The book, which includes information about Josephine Curtis’ parents, grandparents and great-grandparents, is a guide to what life was like during the 19th and 20th centuries in southeast Iowa.

Curtis’ book began with a series of interview with his mother, as well as his father, back in the 1960s.

Those interviews, along with countless hours of research at area libraries and examination of area newspaper articles, kept Curtis busy.

Despite his work as a professor at Michigan State University, Curtis made frequent trips back home to Iowa to continue the research and visit his mother and other family members.

The book carefully weaves his mother’s life with the history of southeast Iowa — the 1920s, for example, was a period of social change, especially for some women.

Josephine told her son how young women were bobbing their hair, scandalous at the time, and that she did just that in 1925. The result — her father refused to speak to her for some time.

Curtis writes about his mother when she taught school, including her first year as a teacher at Turkey Scratch School No. 7 in Des Moines Township in Jefferson County.

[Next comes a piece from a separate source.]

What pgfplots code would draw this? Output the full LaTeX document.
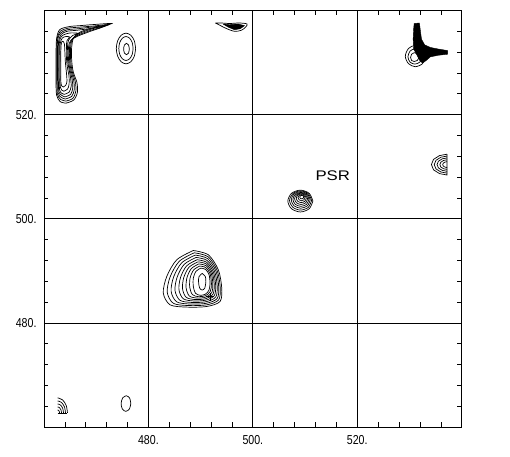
\documentclass[border=0pt]{standalone}
\usepackage{fontspec}
\setmainfont{Liberation Sans}
\newfontfamily\tickfont[FakeStretch=0.82]{Liberation Sans}
\usepackage{pgfplots}
\pgfplotsset{compat=1.18}
\pgfplotsset{
  cnt/.style={black, line width=0.7bp, smooth, mark=none},
  lin/.style={black, line width=0.7bp, sharp plot, mark=none},
  blk/.style={black, fill=black, line width=0.4bp, sharp plot, mark=none},
}
\begin{document}
\begin{tikzpicture}
\begin{axis}[
  scale only axis, width=417.7bp, height=416.5bp,
  xmin=460, xmax=540, ymin=460, ymax=540,
  axis line style={line width=0.9bp},
  xtick={480,500,520}, xticklabels={480.,500.,520.},
  ytick={480,500,520}, yticklabels={480.,500.,520.},
  minor xtick={464,468,472,476,484,488,492,496,504,508,512,516,524,528,532,536},
  minor ytick={464,468,472,476,484,488,492,496,504,508,512,516,524,528,532,536},
  tick align=inside, tick pos=both,
  major tick length=0pt, minor tick length=4.5bp,
  grid=major, major grid style={black, line width=0.7bp},
  minor tick style={black, line width=0.6bp},
  ticklabel style={font=\tickfont\fontsize{13}{13}\selectfont},
  xticklabel style={yshift=-5bp},
  yticklabel style={xshift=-4bp},
]
% top-left cluster
\addplot[cnt] coordinates {(464.2,522.2) (465.7,522.8) (466.4,524.3) (466.3,526.2) (465.6,528.2) (465.3,530.5) (465.3,533) (465.7,534.8) (467,535.9) (469.5,536.7) (473,537.5) (469.5,537.3) (467,537.1) (464.8,536.9) (463,536.3) (462.4,534.5) (462.3,531) (462.3,527) (462.4,523.8) (463.1,522.5) (464.2,522.2)};
\addplot[cnt] coordinates {(464.2,522.6) (465.5,523.1) (466.1,524.5) (466.0,526.3) (465.4,528.3) (465.1,530.5) (465.1,533) (465.5,534.6) (466.8,535.6) (469.3,536.5) (472.5,537.3) (469.3,537.0) (466.8,536.8) (464.6,536.6) (463.1,536.0) (462.5,534.4) (462.45,531) (462.45,527) (462.55,524) (463.2,522.9) (464.2,522.6)};
\addplot[cnt] coordinates {(464.1,523.0) (465.3,523.5) (465.8,524.8) (465.7,526.5) (465.2,528.4) (464.9,530.5) (464.9,533) (465.3,534.4) (466.6,535.3) (469,536.2) (472,537.1) (469,536.8) (466.6,536.5) (464.5,536.3) (463.2,535.7) (462.6,534.3) (462.6,531) (462.6,527) (462.7,524.2) (463.3,523.3) (464.1,523.0)};
\addplot[cnt] coordinates {(464.0,523.4) (465.1,523.9) (465.5,525.1) (465.4,526.7) (465.0,528.5) (464.7,530.5) (464.7,533) (465.1,534.2) (466.3,535.0) (468.6,535.9) (471.4,536.9) (468.6,536.5) (466.3,536.2) (464.4,536.0) (463.3,535.4) (462.8,534.1) (462.75,531) (462.75,527) (462.85,524.4) (463.4,523.7) (464.0,523.4)};
\addplot[cnt] coordinates {(463.9,523.9) (464.8,524.3) (465.2,525.4) (465.1,527) (464.8,528.7) (464.5,530.6) (464.5,533) (464.7,534.3) (465.5,535.2) (466.6,535.6) (465.2,535.7) (464.2,535.5) (463.3,535.0) (462.95,533.8) (462.9,531) (462.9,527) (463.0,524.7) (463.4,524.1) (463.9,523.9)};
\addplot[cnt] coordinates {(463.8,524.5) (464.5,524.9) (464.8,525.8) (464.8,527.3) (464.5,529) (464.3,530.8) (464.3,533) (464.4,534.2) (464.9,534.9) (464.2,535.0) (463.5,534.7) (463.1,533.6) (463.05,531) (463.05,527) (463.15,525.2) (463.4,524.7) (463.8,524.5)};
\addplot[cnt] coordinates {(463.7,525.3) (464.2,525.7) (464.4,526.5) (464.3,528) (464.1,530) (464.0,532) (463.9,533.6) (463.6,534.1) (463.3,533.6) (463.2,531) (463.2,528) (463.25,526) (463.4,525.5) (463.7,525.3)};
% small ellipse near 476,533
\addplot[cnt] coordinates {(477.55,532.7) (477.30,534.18) (476.63,535.25) (475.7,535.65) (474.78,535.25) (474.10,534.18) (473.85,532.7) (474.10,531.22) (474.78,530.15) (475.7,529.75) (476.63,530.15) (477.30,531.22) (477.55,532.7)};
\addplot[cnt] coordinates {(477.07,532.7) (476.89,533.85) (476.39,534.69) (475.7,535.0) (475.02,534.69) (474.51,533.85) (474.33,532.7) (474.51,531.55) (475.02,530.71) (475.7,530.4) (476.39,530.71) (476.89,531.55) (477.07,532.7)};
\addplot[cnt] coordinates {(476.35,532.6) (476.19,533.38) (475.8,533.7) (475.41,533.38) (475.25,532.6) (475.41,531.82) (475.8,531.5) (476.19,531.82) (476.35,532.6)};
% top-middle wedge
\addplot[cnt] coordinates {(492.8,537.6) (493.8,537.1) (495.0,536.5) (496.5,536.0) (497.8,536.2) (498.6,536.8) (498.9,537.4) (497.5,537.6) (495.5,537.5) (494,537.6) (492.8,537.6)};
\addplot[blk] coordinates {(494.3,537.4) (495.3,536.8) (496.5,536.3) (497.6,536.5) (498.4,537.1) (497.2,537.4) (495.5,537.3) (494.3,537.4)};
% top-right rings and black junction
\addplot[cnt] coordinates {(533.0,531.2) (532.5,532.7) (531.1,533.3) (529.8,532.7) (529.2,531.2) (529.8,529.8) (531.1,529.2) (532.5,529.8) (533.0,531.2)};
\addplot[cnt] coordinates {(532.4,531.1) (532.0,532.2) (531.0,532.6) (530.1,532.2) (529.7,531.1) (530.1,530.1) (531.0,529.7) (532.0,530.1) (532.4,531.1)};
\addplot[cnt] coordinates {(531.8,531.0) (531.5,531.6) (530.9,531.9) (530.4,531.6) (530.2,531.0) (530.4,530.4) (530.9,530.2) (531.5,530.4) (531.8,531.0)};
\addplot[blk] coordinates {(530.9,537.5) (531.9,537.6) (532.1,536) (532.3,534.5) (532.9,533.4) (534.0,532.9) (535.5,532.6) (537.3,532.3) (537.3,531.6) (535.5,531.4) (534.0,531.1) (533.2,530.4) (532.5,529.9) (531.9,530.5) (531.4,531.5) (530.8,532.6) (530.7,534.5) (530.8,536.5) (530.9,537.5)};
% right half blob
\addplot[lin] coordinates {(537.2,512.4) (535.75,512.13) (534.6,511.4) (534.2,510.4) (534.6,509.4) (535.75,508.67) (537.2,508.4) (537.2,512.4)};
\addplot[lin] coordinates {(537.2,512.04) (536.01,511.82) (535.07,511.22) (534.74,510.4) (535.07,509.58) (536.01,508.98) (537.2,508.76)};
\addplot[lin] coordinates {(537.2,511.68) (536.27,511.51) (535.54,511.04) (535.28,510.4) (535.54,509.76) (536.27,509.29) (537.2,509.12)};
\addplot[lin] coordinates {(537.2,511.32) (536.53,511.2) (536.0,510.86) (535.82,510.4) (536.0,509.94) (536.53,509.6) (537.2,509.48)};
\addplot[lin] coordinates {(537.2,510.96) (536.79,510.88) (536.47,510.68) (536.36,510.4) (536.47,510.12) (536.79,509.92) (537.2,509.84)};
% PSR blob
\addplot[cnt] coordinates {(511.5,503.4) (510.80,504.88) (509.1,505.5) (507.40,504.88) (506.7,503.4) (507.40,501.92) (509.1,501.3) (510.80,501.92) (511.5,503.4)};
\addplot[cnt] coordinates {(511.25,503.51) (510.63,504.82) (509.14,505.36) (507.65,504.82) (507.03,503.51) (507.65,502.2) (509.14,501.66) (510.63,502.2) (511.25,503.51)};
\addplot[cnt] coordinates {(510.99,503.62) (510.46,504.75) (509.17,505.22) (507.88,504.75) (507.35,503.62) (507.88,502.49) (509.17,502.02) (510.46,502.49) (510.99,503.62)};
\addplot[cnt] coordinates {(510.75,503.72) (510.30,504.67) (509.21,505.06) (508.12,504.67) (507.67,503.72) (508.12,502.77) (509.21,502.38) (510.30,502.77) (510.75,503.72)};
\addplot[cnt] coordinates {(510.49,503.83) (510.12,504.60) (509.24,504.92) (508.36,504.60) (507.99,503.83) (508.36,503.06) (509.24,502.74) (510.12,503.06) (510.49,503.83)};
\addplot[cnt] coordinates {(510.24,503.94) (509.96,504.53) (509.28,504.78) (508.60,504.53) (508.32,503.94) (508.60,503.35) (509.28,503.10) (509.96,503.35) (510.24,503.94)};
\addplot[cnt] coordinates {(509.99,504.05) (509.79,504.47) (509.32,504.64) (508.85,504.47) (508.65,504.05) (508.85,503.63) (509.32,503.46) (509.79,503.63) (509.99,504.05)};
\addplot[cnt] coordinates {(509.74,504.16) (509.63,504.40) (509.36,504.50) (509.09,504.40) (508.98,504.16) (509.09,503.92) (509.36,503.82) (509.63,503.92) (509.74,504.16)};
% big blob near 489,488
\addplot[cnt] coordinates {(488.60,493.90) (485.42,492.11) (483.51,488.91) (482.85,485.72) (484.14,483.47) (487.34,483.03) (491.17,483.15) (493.72,484.11) (494.04,486.68) (493.39,490.19) (491.48,493.07) (488.60,493.90)};
\addplot[cnt] coordinates {(488.78,493.46) (485.90,491.82) (484.17,488.87) (483.60,485.89) (484.77,483.76) (487.67,483.33) (491.14,483.46) (493.44,484.40) (493.75,486.80) (493.16,490.07) (491.41,492.71) (488.78,493.46)};
\addplot[cnt] coordinates {(488.96,493.02) (486.38,491.54) (484.83,488.83) (484.35,486.05) (485.40,484.05) (488.01,483.62) (491.10,483.76) (493.17,484.68) (493.46,486.92) (492.93,489.96) (491.33,492.35) (488.96,493.02)};
\addplot[cnt] coordinates {(489.15,492.57) (486.86,491.25) (485.50,488.79) (485.09,486.22) (486.04,484.34) (488.34,483.92) (491.07,484.07) (492.89,484.96) (493.17,487.04) (492.69,489.84) (491.25,491.99) (489.15,492.57)};
\addplot[cnt] coordinates {(489.33,492.13) (487.33,490.96) (486.16,488.75) (485.84,486.39) (486.67,484.63) (488.67,484.21) (491.03,484.37) (492.62,485.25) (492.88,487.16) (492.46,489.73) (491.18,491.63) (489.33,492.13)};
\addplot[cnt] coordinates {(489.50,491.72) (487.78,490.70) (486.77,488.71) (486.53,486.54) (487.25,484.90) (488.98,484.48) (491.00,484.65) (492.36,485.51) (492.61,487.27) (492.24,489.62) (491.11,491.30) (489.50,491.72)};
\addplot[cnt] coordinates {(489.66,491.32) (488.22,490.43) (487.38,488.67) (487.22,486.69) (487.83,485.17) (489.29,484.76) (490.97,484.94) (492.11,485.77) (492.34,487.38) (492.03,489.51) (491.04,490.97) (489.66,491.32)};
\addplot[cnt] coordinates {(489.83,490.91) (488.66,490.17) (487.99,488.64) (487.91,486.85) (488.42,485.43) (489.59,485.03) (490.93,485.22) (491.85,486.04) (492.07,487.49) (491.82,489.41) (490.97,490.63) (489.83,490.91)};
\addplot[cnt] coordinates {(490.0,490.5) (489.1,489.9) (488.6,488.6) (488.6,487.0) (489.0,485.7) (489.9,485.3) (490.9,485.5) (491.6,486.3) (491.8,487.6) (491.6,489.3) (490.9,490.3) (490.0,490.5)};
\addplot[cnt] coordinates {(490.3,489.5) (489.7,488.9) (489.6,487.9) (489.8,486.7) (490.3,486.3) (490.8,486.7) (491.0,487.9) (490.9,488.9) (490.3,489.5)};
\addplot[only marks, mark=+, mark size=4bp, black, line width=0.7bp] coordinates {(491.8,485.0)};
% bottom-left arcs
\addplot[cnt] coordinates {(462.6,465.6) (463.55,465.21) (464.25,464.15) (464.5,462.7)};
\addplot[cnt] coordinates {(462.6,465.02) (463.36,464.71) (463.92,463.86) (464.12,462.7)};
\addplot[cnt] coordinates {(462.6,464.44) (463.17,464.21) (463.59,463.57) (463.74,462.7)};
\addplot[cnt] coordinates {(462.6,463.86) (462.98,463.70) (463.26,463.28) (463.36,462.7)};
\addplot[cnt] coordinates {(462.6,463.28) (462.79,463.2) (462.93,462.99) (462.98,462.7)};
\addplot[lin] coordinates {(462.6,462.7) (464.5,462.7)};
% bottom small ellipse
\addplot[cnt] coordinates {(476.63,464.5) (476.4,465.55) (475.75,466.0) (475.05,465.55) (474.77,464.5) (475.0,463.45) (475.65,463.0) (476.35,463.45) (476.63,464.5)};
\node[font=\fontsize{14}{14}\selectfont, xscale=1.2, inner sep=0pt] at (axis cs:515.3,508.3) {PSR};
\end{axis}
\path ([xshift=-44bp,yshift=-30bp]current axis.south west) rectangle ([xshift=48.3bp,yshift=10.5bp]current axis.north east);
\end{tikzpicture}
\end{document}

He details how his mother spent $50 — about a month’s salary at the time — and purchase a set of encyclopedias to aid her students. She kept those books, toting them to different schools over the years, until the Great Depression and she was forced to sell the books, getting just $16 for the set.

Josephine died in January of 2007 at the age 103.

Those interviews, Curtis said, are more valuable now and the book, he hopes, will provide his children and grandchildren a greater sense to who his mother was and the times she lived in.

“I want everyone to get this idea, especially young people, that ordinary people can be extraordinary,” Curtis said.